**Aim**
Write out the data below in full, unchanged, minus the images.

**Data provided**
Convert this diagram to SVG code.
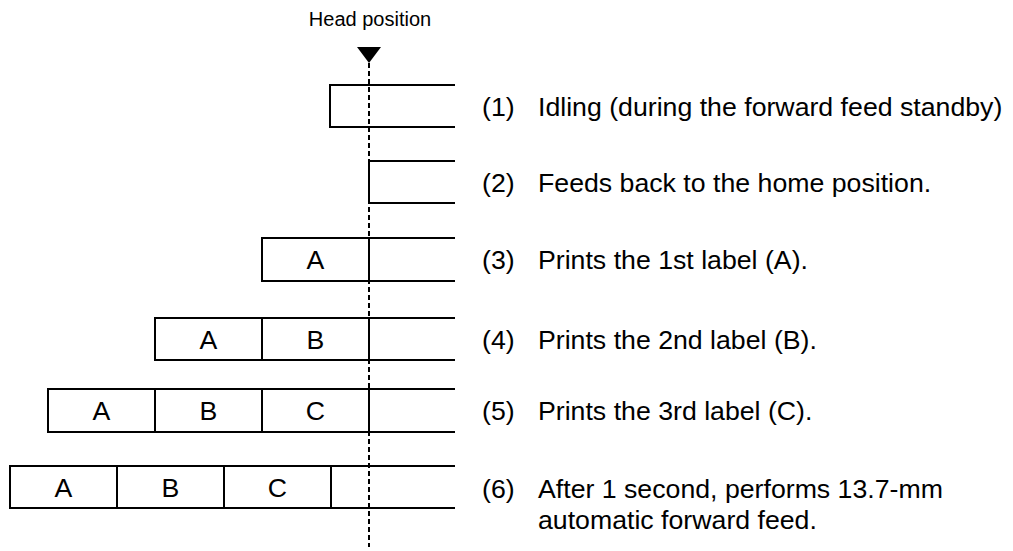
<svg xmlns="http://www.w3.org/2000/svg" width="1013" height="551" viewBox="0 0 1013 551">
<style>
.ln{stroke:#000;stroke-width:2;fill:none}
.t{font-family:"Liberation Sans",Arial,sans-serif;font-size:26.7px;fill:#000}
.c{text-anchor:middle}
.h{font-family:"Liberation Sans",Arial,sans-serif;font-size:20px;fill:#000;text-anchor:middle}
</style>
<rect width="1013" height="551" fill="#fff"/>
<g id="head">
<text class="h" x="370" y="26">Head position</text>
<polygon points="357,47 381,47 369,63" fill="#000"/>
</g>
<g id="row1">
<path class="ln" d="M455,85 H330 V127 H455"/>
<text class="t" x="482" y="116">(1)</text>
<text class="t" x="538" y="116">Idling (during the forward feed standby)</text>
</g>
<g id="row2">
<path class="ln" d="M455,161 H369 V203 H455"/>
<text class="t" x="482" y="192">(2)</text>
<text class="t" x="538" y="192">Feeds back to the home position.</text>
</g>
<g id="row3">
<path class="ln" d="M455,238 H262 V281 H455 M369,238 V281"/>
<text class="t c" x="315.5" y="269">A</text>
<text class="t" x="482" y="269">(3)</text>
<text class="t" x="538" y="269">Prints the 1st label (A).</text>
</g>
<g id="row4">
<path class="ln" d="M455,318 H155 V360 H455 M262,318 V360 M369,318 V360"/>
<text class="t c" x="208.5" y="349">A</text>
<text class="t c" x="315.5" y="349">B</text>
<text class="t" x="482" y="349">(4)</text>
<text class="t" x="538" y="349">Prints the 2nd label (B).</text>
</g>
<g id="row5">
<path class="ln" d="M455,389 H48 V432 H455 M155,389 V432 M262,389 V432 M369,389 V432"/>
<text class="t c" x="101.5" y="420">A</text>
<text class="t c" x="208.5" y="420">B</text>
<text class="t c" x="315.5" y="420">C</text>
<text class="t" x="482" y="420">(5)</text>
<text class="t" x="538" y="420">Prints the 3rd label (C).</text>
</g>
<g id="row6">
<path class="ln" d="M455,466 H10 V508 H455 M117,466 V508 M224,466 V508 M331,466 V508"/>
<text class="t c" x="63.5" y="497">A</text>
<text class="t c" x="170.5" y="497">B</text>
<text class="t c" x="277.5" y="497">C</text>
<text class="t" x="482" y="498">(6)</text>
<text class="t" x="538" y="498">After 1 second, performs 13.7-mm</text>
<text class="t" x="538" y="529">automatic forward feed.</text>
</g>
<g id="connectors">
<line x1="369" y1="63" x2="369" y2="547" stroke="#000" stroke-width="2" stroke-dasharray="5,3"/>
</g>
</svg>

**Answer**
Convert this diagram to SVG code.
<svg xmlns="http://www.w3.org/2000/svg" width="1013" height="551" viewBox="0 0 1013 551">
<style>
.ln{stroke:#000;stroke-width:2;fill:none}
.t{font-family:"Liberation Sans",Arial,sans-serif;font-size:26.7px;fill:#000}
.c{text-anchor:middle}
.h{font-family:"Liberation Sans",Arial,sans-serif;font-size:20px;fill:#000;text-anchor:middle}
</style>
<rect width="1013" height="551" fill="#fff"/>
<g id="head">
<text class="h" x="370" y="26">Head position</text>
<polygon points="357,47 381,47 369,63" fill="#000"/>
</g>
<g id="row1">
<path class="ln" d="M455,85 H330 V127 H455"/>
<text class="t" x="482" y="116">(1)</text>
<text class="t" x="538" y="116">Idling (during the forward feed standby)</text>
</g>
<g id="row2">
<path class="ln" d="M455,161 H369 V203 H455"/>
<text class="t" x="482" y="192">(2)</text>
<text class="t" x="538" y="192">Feeds back to the home position.</text>
</g>
<g id="row3">
<path class="ln" d="M455,238 H262 V281 H455 M369,238 V281"/>
<text class="t c" x="315.5" y="269">A</text>
<text class="t" x="482" y="269">(3)</text>
<text class="t" x="538" y="269">Prints the 1st label (A).</text>
</g>
<g id="row4">
<path class="ln" d="M455,318 H155 V360 H455 M262,318 V360 M369,318 V360"/>
<text class="t c" x="208.5" y="349">A</text>
<text class="t c" x="315.5" y="349">B</text>
<text class="t" x="482" y="349">(4)</text>
<text class="t" x="538" y="349">Prints the 2nd label (B).</text>
</g>
<g id="row5">
<path class="ln" d="M455,389 H48 V432 H455 M155,389 V432 M262,389 V432 M369,389 V432"/>
<text class="t c" x="101.5" y="420">A</text>
<text class="t c" x="208.5" y="420">B</text>
<text class="t c" x="315.5" y="420">C</text>
<text class="t" x="482" y="420">(5)</text>
<text class="t" x="538" y="420">Prints the 3rd label (C).</text>
</g>
<g id="row6">
<path class="ln" d="M455,466 H10 V508 H455 M117,466 V508 M224,466 V508 M331,466 V508"/>
<text class="t c" x="63.5" y="497">A</text>
<text class="t c" x="170.5" y="497">B</text>
<text class="t c" x="277.5" y="497">C</text>
<text class="t" x="482" y="498">(6)</text>
<text class="t" x="538" y="498">After 1 second, performs 13.7-mm</text>
<text class="t" x="538" y="529">automatic forward feed.</text>
</g>
<g id="connectors">
<line x1="369" y1="63" x2="369" y2="547" stroke="#000" stroke-width="2" stroke-dasharray="5,3"/>
</g>
</svg>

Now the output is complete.